What is required: Don't include pictures. Quote the lines below from the first through the line that contains "(8,832) -- (8,1560);".

___ Data provided ___

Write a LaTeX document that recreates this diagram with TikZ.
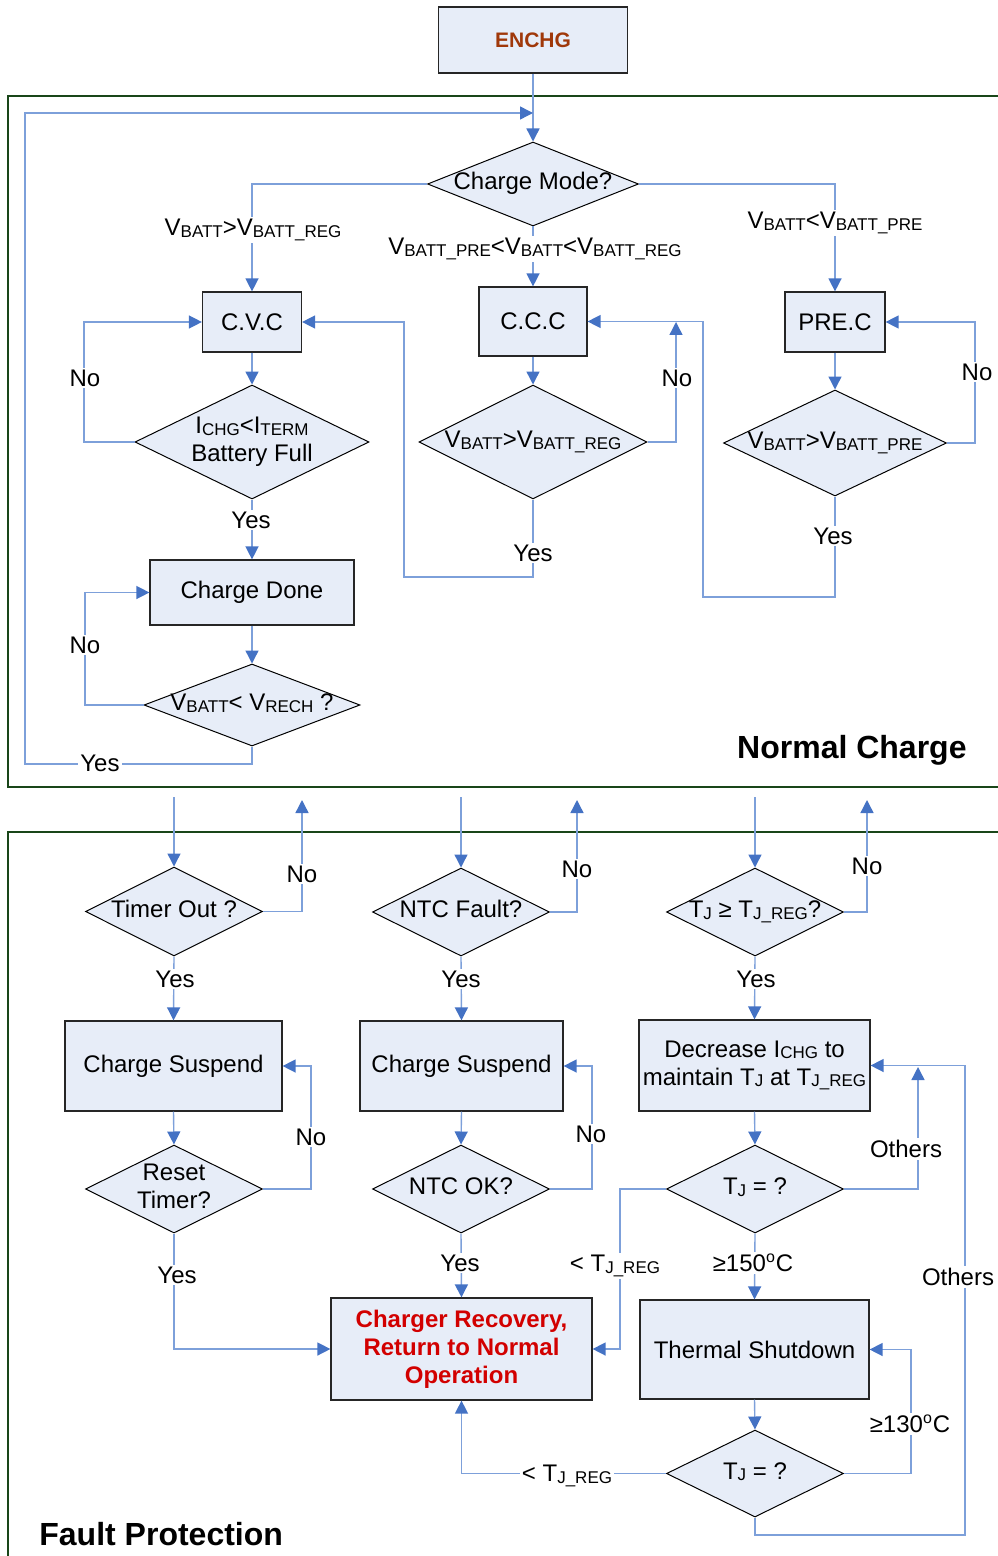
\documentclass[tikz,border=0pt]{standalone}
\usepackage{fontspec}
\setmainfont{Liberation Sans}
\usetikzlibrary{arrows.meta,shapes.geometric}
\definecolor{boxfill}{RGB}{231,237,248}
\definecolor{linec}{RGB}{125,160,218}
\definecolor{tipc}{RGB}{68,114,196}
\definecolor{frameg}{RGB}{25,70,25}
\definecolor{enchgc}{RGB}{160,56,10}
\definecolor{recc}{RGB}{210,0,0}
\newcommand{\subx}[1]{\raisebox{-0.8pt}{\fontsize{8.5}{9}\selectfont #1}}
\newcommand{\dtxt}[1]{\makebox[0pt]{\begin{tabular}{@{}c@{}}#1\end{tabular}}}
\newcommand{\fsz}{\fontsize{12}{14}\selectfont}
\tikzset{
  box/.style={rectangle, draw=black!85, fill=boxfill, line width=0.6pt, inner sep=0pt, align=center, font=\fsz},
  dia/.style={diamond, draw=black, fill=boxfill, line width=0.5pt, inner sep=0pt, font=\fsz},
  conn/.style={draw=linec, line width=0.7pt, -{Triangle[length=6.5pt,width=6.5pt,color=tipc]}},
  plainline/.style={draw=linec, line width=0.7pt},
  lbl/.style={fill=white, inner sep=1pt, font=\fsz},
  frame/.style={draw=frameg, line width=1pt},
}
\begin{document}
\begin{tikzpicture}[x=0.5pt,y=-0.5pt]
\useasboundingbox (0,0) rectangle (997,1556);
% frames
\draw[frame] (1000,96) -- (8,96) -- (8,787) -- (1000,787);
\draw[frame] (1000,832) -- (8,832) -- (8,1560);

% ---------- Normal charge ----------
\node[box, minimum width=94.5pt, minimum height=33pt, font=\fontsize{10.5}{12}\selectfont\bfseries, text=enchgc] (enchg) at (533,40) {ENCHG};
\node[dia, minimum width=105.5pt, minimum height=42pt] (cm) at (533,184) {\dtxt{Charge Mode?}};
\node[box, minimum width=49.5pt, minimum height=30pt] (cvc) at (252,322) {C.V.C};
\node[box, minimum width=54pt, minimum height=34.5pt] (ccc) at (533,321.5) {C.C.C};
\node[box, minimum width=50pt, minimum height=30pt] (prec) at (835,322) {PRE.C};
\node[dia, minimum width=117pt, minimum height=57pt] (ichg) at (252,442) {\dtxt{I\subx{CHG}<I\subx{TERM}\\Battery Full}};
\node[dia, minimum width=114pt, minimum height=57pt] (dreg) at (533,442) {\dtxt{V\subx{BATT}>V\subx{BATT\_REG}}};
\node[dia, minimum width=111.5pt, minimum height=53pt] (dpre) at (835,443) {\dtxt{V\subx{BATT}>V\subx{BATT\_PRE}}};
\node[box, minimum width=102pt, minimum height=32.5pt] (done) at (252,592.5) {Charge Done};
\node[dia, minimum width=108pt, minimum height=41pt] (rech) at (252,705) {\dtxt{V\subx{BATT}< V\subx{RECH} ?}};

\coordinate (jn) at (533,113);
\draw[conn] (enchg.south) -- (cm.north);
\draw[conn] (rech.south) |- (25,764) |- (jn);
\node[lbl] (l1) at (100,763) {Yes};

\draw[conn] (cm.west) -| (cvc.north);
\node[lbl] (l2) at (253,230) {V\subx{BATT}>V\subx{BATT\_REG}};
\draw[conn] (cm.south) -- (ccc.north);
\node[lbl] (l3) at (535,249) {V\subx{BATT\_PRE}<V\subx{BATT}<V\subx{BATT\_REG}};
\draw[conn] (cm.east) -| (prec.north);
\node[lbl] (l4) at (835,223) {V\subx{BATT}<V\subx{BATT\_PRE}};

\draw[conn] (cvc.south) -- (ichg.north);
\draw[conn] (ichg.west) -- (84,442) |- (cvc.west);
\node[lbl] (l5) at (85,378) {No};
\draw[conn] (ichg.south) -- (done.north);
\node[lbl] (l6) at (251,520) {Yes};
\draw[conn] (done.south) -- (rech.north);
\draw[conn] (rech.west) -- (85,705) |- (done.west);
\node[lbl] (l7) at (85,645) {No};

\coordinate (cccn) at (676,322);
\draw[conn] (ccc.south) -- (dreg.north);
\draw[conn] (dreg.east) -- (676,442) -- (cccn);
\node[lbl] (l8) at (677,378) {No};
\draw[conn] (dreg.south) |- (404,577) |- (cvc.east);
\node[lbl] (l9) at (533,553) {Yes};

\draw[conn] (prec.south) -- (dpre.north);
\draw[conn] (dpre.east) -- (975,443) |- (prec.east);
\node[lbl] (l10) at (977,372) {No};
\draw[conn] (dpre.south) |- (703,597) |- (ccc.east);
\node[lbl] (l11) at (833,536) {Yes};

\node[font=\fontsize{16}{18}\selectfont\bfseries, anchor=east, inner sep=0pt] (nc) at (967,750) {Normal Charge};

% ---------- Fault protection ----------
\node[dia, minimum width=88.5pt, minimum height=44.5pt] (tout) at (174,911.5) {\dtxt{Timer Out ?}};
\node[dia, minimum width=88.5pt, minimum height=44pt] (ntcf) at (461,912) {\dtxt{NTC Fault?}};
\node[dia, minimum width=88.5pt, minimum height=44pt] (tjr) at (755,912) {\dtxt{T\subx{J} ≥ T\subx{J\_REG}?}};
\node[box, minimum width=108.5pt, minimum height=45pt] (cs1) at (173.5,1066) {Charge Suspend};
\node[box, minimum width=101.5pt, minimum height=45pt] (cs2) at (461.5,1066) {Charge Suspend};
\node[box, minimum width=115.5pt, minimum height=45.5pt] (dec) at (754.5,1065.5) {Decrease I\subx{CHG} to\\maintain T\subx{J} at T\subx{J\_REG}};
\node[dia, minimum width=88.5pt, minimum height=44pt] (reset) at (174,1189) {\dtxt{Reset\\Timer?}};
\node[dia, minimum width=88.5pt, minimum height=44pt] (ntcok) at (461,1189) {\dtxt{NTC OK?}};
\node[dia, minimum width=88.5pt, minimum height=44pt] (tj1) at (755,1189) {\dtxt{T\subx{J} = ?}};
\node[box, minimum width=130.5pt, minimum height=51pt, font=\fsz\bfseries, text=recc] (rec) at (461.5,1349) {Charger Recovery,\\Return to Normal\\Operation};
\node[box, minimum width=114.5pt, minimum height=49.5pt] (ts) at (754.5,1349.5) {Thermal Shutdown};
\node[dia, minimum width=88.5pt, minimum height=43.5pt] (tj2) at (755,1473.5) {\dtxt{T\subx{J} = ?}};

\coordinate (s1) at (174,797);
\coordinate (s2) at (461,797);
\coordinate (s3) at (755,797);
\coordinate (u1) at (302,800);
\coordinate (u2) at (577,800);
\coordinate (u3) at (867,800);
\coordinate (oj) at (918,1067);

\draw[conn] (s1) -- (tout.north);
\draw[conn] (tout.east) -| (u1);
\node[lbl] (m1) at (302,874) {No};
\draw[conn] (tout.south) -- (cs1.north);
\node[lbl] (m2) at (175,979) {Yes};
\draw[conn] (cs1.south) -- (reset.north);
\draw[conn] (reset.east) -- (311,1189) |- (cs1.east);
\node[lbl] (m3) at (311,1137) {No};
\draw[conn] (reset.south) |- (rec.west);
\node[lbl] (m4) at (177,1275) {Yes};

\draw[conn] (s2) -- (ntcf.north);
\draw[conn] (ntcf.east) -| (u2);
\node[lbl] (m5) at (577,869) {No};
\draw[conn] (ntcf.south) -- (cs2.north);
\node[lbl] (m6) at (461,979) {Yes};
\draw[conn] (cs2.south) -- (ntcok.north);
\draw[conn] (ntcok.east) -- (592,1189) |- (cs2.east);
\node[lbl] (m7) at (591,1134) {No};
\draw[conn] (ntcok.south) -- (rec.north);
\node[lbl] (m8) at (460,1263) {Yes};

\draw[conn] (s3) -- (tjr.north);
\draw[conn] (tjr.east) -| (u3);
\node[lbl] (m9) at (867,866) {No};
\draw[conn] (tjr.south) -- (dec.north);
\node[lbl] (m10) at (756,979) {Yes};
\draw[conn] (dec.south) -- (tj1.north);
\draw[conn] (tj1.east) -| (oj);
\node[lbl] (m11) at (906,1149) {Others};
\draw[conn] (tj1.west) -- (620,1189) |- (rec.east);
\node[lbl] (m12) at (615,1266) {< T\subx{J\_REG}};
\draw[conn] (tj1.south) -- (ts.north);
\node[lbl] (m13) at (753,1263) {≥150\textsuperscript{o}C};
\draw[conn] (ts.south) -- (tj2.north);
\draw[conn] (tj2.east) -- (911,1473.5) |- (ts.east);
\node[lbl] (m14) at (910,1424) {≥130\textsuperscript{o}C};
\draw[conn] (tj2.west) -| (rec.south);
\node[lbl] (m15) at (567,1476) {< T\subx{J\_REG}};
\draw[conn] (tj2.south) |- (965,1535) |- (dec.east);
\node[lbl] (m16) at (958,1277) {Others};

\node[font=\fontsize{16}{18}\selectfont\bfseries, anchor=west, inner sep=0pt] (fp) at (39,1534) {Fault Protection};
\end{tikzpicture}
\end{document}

___

Completed exercise:
Write a LaTeX document that recreates this diagram with TikZ.
\documentclass[tikz,border=0pt]{standalone}
\usepackage{fontspec}
\setmainfont{Liberation Sans}
\usetikzlibrary{arrows.meta,shapes.geometric}
\definecolor{boxfill}{RGB}{231,237,248}
\definecolor{linec}{RGB}{125,160,218}
\definecolor{tipc}{RGB}{68,114,196}
\definecolor{frameg}{RGB}{25,70,25}
\definecolor{enchgc}{RGB}{160,56,10}
\definecolor{recc}{RGB}{210,0,0}
\newcommand{\subx}[1]{\raisebox{-0.8pt}{\fontsize{8.5}{9}\selectfont #1}}
\newcommand{\dtxt}[1]{\makebox[0pt]{\begin{tabular}{@{}c@{}}#1\end{tabular}}}
\newcommand{\fsz}{\fontsize{12}{14}\selectfont}
\tikzset{
  box/.style={rectangle, draw=black!85, fill=boxfill, line width=0.6pt, inner sep=0pt, align=center, font=\fsz},
  dia/.style={diamond, draw=black, fill=boxfill, line width=0.5pt, inner sep=0pt, font=\fsz},
  conn/.style={draw=linec, line width=0.7pt, -{Triangle[length=6.5pt,width=6.5pt,color=tipc]}},
  plainline/.style={draw=linec, line width=0.7pt},
  lbl/.style={fill=white, inner sep=1pt, font=\fsz},
  frame/.style={draw=frameg, line width=1pt},
}
\begin{document}
\begin{tikzpicture}[x=0.5pt,y=-0.5pt]
\useasboundingbox (0,0) rectangle (997,1556);
% frames
\draw[frame] (1000,96) -- (8,96) -- (8,787) -- (1000,787);
\draw[frame] (1000,832) -- (8,832) -- (8,1560);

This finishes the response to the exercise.